INFORMATION PROVIDED
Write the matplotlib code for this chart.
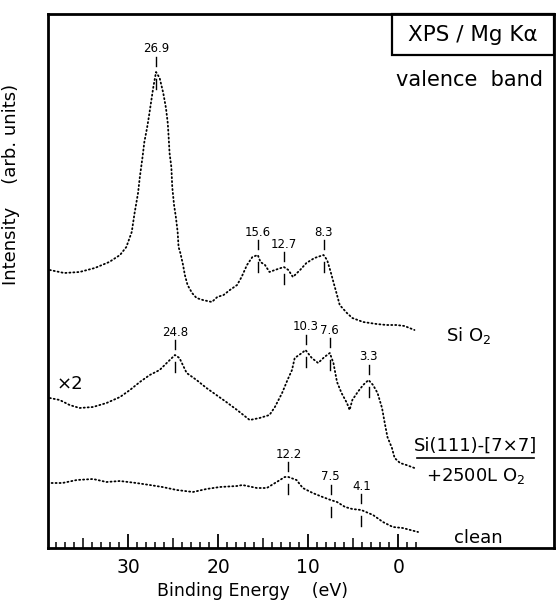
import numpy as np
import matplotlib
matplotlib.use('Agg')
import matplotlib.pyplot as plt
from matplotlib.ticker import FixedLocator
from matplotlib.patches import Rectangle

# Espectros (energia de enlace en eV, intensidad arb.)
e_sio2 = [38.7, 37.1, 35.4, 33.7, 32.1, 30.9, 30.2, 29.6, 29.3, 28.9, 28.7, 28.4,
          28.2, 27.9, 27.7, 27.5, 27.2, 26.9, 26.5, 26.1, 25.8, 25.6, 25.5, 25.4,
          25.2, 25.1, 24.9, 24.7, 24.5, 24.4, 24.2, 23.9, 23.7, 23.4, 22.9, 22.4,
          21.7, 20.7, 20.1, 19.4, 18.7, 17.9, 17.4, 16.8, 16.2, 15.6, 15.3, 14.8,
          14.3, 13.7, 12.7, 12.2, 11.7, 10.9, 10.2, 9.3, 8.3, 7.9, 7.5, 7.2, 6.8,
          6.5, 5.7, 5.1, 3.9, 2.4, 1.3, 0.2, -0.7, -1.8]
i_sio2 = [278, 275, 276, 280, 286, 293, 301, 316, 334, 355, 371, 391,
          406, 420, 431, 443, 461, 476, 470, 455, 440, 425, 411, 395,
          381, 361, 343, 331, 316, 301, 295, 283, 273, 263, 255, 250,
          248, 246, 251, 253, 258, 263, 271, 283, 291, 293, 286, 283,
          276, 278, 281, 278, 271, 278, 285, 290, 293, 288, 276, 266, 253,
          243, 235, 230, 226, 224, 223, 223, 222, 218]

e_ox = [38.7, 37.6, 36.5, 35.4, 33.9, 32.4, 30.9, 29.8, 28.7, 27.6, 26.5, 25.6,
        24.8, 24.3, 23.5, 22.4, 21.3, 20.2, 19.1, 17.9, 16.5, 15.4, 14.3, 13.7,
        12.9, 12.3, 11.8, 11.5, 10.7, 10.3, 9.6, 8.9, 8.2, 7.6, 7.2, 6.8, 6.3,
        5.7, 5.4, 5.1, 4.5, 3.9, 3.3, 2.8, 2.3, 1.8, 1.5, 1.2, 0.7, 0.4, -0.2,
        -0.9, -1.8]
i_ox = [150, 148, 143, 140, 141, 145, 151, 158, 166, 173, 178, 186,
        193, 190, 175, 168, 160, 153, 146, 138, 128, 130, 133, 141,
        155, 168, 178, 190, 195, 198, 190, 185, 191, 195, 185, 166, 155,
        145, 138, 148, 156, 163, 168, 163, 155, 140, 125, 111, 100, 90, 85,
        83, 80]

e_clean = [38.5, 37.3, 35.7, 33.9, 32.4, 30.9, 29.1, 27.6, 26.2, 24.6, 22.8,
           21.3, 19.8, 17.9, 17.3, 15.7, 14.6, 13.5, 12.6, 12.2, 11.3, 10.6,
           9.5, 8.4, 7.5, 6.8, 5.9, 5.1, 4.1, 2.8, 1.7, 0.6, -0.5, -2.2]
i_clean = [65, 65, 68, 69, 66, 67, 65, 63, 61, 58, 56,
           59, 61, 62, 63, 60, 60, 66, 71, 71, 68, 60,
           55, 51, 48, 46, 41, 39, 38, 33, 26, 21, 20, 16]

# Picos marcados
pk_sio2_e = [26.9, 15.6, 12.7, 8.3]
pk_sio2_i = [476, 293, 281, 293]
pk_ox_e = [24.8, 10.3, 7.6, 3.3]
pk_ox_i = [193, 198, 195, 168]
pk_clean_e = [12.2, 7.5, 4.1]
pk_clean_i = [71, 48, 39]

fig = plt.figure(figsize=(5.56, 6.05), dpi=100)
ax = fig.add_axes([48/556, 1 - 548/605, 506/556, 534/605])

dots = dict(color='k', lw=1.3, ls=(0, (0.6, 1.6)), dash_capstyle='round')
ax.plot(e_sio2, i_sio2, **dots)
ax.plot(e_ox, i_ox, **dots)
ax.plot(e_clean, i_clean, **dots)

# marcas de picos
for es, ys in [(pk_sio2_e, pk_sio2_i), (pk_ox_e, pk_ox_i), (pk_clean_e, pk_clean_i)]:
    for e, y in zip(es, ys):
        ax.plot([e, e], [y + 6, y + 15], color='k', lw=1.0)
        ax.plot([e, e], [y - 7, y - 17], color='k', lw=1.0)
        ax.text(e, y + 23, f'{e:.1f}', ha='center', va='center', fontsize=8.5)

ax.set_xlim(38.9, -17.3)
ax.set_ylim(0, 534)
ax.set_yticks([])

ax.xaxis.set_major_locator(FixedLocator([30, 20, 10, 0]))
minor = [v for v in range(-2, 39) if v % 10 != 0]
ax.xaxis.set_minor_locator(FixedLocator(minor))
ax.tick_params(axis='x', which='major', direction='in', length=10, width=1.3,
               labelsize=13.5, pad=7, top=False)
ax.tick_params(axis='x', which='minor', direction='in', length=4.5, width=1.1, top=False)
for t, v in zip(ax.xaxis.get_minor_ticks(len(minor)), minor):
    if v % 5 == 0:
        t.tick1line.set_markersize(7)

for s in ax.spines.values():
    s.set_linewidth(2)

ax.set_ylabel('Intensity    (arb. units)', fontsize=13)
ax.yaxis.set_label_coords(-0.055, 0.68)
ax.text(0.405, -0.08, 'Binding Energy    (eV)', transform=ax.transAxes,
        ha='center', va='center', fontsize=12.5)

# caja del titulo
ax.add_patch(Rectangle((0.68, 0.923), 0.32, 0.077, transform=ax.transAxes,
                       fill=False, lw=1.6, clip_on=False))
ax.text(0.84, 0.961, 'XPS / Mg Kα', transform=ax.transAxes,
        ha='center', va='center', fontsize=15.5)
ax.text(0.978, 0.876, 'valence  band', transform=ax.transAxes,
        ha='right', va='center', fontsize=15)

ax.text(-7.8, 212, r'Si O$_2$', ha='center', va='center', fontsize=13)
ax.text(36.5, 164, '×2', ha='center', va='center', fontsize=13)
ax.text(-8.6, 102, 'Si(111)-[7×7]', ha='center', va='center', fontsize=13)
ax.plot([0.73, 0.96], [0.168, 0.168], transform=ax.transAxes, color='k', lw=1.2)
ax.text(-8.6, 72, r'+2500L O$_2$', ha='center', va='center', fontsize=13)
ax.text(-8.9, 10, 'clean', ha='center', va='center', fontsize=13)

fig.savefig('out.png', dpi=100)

GOAL
Repeat the listing above from its first line through the line that contains "from matplotlib.patches import Rectangle", both included, and nothing more. Drop the pictures.

EXERCISE RESPONSE
Write the matplotlib code for this chart.
import numpy as np
import matplotlib
matplotlib.use('Agg')
import matplotlib.pyplot as plt
from matplotlib.ticker import FixedLocator
from matplotlib.patches import Rectangle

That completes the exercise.